In a move that startled market observers, APSEZ recently concluded a ₹5,000 crore bond issuance. The shocking detail? Only LIC stepped up to buy the entire offering. This exclusive subscription raises critical red flags:

  1. Lack of Market Confidence: The absence of participation from private institutional investors, mutual funds, or foreign portfolio investors (FPIs) speaks volumes. It suggests a significant lack of appetite for Adani Ports’ debt among sophisticated market players wary of the company’s risk profile.

  2. Over-Reliance on State Support: LIC, managing the hard-earned savings of millions of Indian policyholders, has consistently been a major backer of the Adani Group. This singular dependence on a government-backed entity raises concerns about market distortions and the use of public funds to prop up a single corporate group facing persistent questions.

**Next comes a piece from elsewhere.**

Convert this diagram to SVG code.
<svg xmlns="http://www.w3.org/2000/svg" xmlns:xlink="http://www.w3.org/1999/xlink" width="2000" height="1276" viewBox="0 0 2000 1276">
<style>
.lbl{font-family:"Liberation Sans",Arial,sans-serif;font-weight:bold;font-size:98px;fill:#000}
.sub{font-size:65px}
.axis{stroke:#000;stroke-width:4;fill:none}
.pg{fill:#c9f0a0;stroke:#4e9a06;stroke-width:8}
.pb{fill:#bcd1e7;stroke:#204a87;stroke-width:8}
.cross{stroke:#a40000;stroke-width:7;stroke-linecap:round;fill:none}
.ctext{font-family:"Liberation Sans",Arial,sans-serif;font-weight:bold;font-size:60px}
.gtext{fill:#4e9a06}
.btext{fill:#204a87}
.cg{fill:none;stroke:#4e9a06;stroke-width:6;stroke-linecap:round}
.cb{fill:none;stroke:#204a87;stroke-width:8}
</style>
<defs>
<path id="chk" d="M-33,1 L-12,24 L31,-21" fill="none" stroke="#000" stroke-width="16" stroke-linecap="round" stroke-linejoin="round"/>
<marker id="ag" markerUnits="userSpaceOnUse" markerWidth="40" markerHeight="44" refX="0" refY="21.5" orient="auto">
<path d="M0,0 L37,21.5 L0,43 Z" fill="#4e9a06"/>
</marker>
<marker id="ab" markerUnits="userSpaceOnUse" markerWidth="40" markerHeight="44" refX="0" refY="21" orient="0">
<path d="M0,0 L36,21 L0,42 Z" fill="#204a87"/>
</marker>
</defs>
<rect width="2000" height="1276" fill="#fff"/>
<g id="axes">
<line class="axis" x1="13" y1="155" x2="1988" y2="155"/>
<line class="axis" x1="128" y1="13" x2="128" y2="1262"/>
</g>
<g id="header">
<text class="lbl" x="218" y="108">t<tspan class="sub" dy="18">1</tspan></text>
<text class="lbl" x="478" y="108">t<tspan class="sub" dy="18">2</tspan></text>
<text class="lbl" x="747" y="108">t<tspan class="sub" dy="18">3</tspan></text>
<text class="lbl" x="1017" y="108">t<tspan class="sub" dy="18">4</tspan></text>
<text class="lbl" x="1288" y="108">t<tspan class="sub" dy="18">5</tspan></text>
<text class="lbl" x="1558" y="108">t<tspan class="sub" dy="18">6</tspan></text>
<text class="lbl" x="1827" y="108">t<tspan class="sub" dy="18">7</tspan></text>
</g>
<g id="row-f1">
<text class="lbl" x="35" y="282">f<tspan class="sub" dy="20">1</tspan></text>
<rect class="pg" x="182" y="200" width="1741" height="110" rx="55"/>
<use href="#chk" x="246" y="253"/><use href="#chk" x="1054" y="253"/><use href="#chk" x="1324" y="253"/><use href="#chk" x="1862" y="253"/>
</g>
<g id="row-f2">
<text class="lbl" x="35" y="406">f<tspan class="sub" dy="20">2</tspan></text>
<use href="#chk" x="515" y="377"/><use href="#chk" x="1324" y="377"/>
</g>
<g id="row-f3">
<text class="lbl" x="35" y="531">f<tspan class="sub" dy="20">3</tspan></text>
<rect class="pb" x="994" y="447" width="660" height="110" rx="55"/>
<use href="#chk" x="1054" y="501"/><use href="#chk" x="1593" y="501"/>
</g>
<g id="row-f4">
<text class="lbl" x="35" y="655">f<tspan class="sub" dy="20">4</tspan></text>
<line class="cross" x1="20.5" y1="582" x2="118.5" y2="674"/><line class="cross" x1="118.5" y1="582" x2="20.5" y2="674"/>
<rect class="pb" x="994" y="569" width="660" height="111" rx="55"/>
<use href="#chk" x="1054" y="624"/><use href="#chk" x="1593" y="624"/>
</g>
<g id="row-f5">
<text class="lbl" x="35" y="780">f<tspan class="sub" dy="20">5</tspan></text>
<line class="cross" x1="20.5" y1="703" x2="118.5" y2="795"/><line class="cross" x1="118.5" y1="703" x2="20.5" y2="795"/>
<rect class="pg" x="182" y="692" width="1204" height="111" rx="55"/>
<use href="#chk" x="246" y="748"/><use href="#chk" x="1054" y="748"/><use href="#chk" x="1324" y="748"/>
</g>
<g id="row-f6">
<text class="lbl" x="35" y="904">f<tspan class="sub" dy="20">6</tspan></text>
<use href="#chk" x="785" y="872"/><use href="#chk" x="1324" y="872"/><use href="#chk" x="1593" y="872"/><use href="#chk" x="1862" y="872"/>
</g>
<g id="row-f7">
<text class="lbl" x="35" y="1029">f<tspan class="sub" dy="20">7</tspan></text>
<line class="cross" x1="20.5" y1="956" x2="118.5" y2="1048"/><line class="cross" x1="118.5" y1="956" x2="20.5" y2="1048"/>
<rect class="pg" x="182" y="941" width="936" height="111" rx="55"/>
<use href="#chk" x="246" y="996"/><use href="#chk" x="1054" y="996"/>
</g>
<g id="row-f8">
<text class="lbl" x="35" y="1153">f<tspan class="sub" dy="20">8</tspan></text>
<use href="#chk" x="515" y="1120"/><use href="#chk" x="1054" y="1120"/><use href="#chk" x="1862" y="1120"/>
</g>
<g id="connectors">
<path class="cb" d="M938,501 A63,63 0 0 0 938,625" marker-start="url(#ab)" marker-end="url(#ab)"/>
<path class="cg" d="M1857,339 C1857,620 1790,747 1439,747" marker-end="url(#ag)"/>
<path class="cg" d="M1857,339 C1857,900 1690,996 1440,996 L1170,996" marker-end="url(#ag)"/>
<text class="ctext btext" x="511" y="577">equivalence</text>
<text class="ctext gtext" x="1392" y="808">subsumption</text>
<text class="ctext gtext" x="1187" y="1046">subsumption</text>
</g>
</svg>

  3. Debt Fueling Debt? The proceeds were ostensibly earmarked for refinancing existing debt. This circularity – borrowing new money primarily to pay off old obligations – is a classic warning sign of potential financial stress and a fragile business model.

Why the Skepticism? Adani Ports, like the wider Adani Group, continues to operate under the long shadow of the January 2023 Hindenburg Research report. Allegations of stock manipulation, unsustainable debt levels, and concerns over corporate governance, while denied by the group, have undeniably eroded investor trust. The LIC-only bond deal appears to validate these lingering concerns in the eyes of the broader market.

Doubling Down: The $1 Billion Question

Before the ink could dry on the LIC bond deal, news broke of Adani Ports’ intent to raise $1 billion. Potential avenues include offshore bonds or loans. This rapid succession of massive fundraises intensifies the scrutiny:

  • Mounting Debt Burden: APSEZ already carries a significant debt load. This new $1 billion raise would substantially increase its leverage. High debt escalates interest costs, squeezes profitability, and leaves the company highly vulnerable to economic downturns or interest rate hikes.

  • Funding Ambition or Desperation? While APSEZ cites growth and expansion plans (including acquisitions like Gopalpur Port), the speed and scale of fundraising, especially after the LIC bailout, fuel speculation about underlying cash flow pressures or an urgent need to shore up its balance sheet.

  • Market Access Concerns: The reliance on LIC for the domestic bond issue suggests Adani Ports may face challenges accessing international capital markets on favourable terms, potentially increasing the cost of this new $1 billion.

Adani Ports: Navigating Troubled Waters?

Despite being the group’s crown jewel operationally, Adani Ports faces headwinds beyond its balance sheet:

  • Governance Overhang: The Hindenburg allegations, ongoing regulatory scrutiny (including SEBI investigations), and questions about related-party transactions continue to deter many investors.

  • Political Risk: The group’s perceived proximity to political power remains a double-edged sword, potentially amplifying risks if the political landscape shifts.

  • Operational Concentration: Heavy reliance on the Indian market makes it susceptible to domestic economic fluctuations and policy changes.

The Road Ahead: Transparency and Sustainability Needed

Adani Ports’ aggressive debt strategy, marked by the LIC-exclusive bond and the swift $1 billion chase, paints a worrying picture. Key questions remain unanswered:

  • Why did no institution besides LIC find the ₹5,000 crore bonds attractive?

  • Can the company generate sufficient organic cash flow to service this ballooning debt sustainably?

  • What are the specific terms and true costs associated with this rapid fundraising?

Until APSEZ demonstrates greater financial prudence, improved market confidence beyond state-backed entities, and addresses governance concerns head-on with transparent, verifiable actions, its debt-fueled expansion will be viewed by many investors as a significant risk, not a sign of strength. The reliance on LIC highlights a concerning disconnect between the company’s perception in the broader market and its access to public capital. The sustainability of this model is now firmly under the microscope.